As you can guess from above, there are a thousand and one things that I would love to see while I am here. I have succeeded in a very small portion of that desire, but it has been an ordeal. The reason I have not been more successful, besides expense, is travel. Take Long Island and Manhattan for example. They are fantastic in terms of public transport. You can’t step ten feet without getting hit by a bus, train or taxi in Manhattan, and Long Island is only slightly less helpful.
As you could expect London is on par with Manhattan, with more buses than you can shake a stick at and a tube (that’s what the undergroud is called here) that can get you anywhere you could ever want to go in about 20 minutes.
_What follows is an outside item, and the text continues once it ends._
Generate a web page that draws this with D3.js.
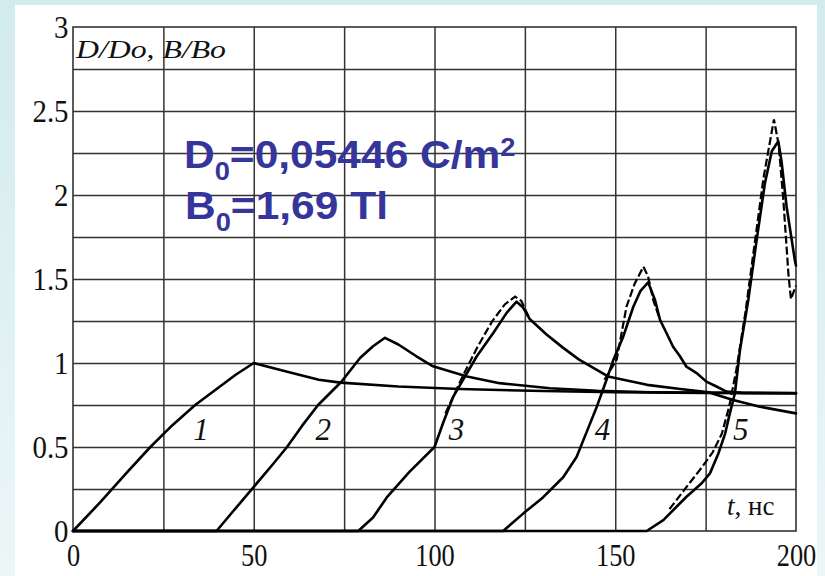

That is, of course, when it is working.
With the Olympics now just a year away, every weekend, half if not all the tube is shut down. Mind you, it doesn’t run 24/7 like Manhattan’s, so even when it does work it isn’t the ubiquitous savior of a drunken night like it is in NYC. Now you might be asking yourself, if the tube doesn’t work why not take one of those world famous double-decker buses that are on all of the postcards. The answer to that query is also availability. While the buses are running, the roads aren’t. London, being old and new has some less than pristine piping that can’t handle the expected increase in visitors next summer.
With cranes in every view, half the statues covered in scaffolding and those beautiful cobbled streets just piles of dirt and piping, London is having a hard time living up to its reputation when not standing several hundred feet up. It seems truer now than ever that this city, at least, is better viewed high up and away from the maelstrom that has become its streets.
And though London is every bit as much as I’d hoped it would be, and I find myself falling in love with it more and more, I also I find myself being told time and time again “aww mate, you shoulda come next year, London’s crap now.”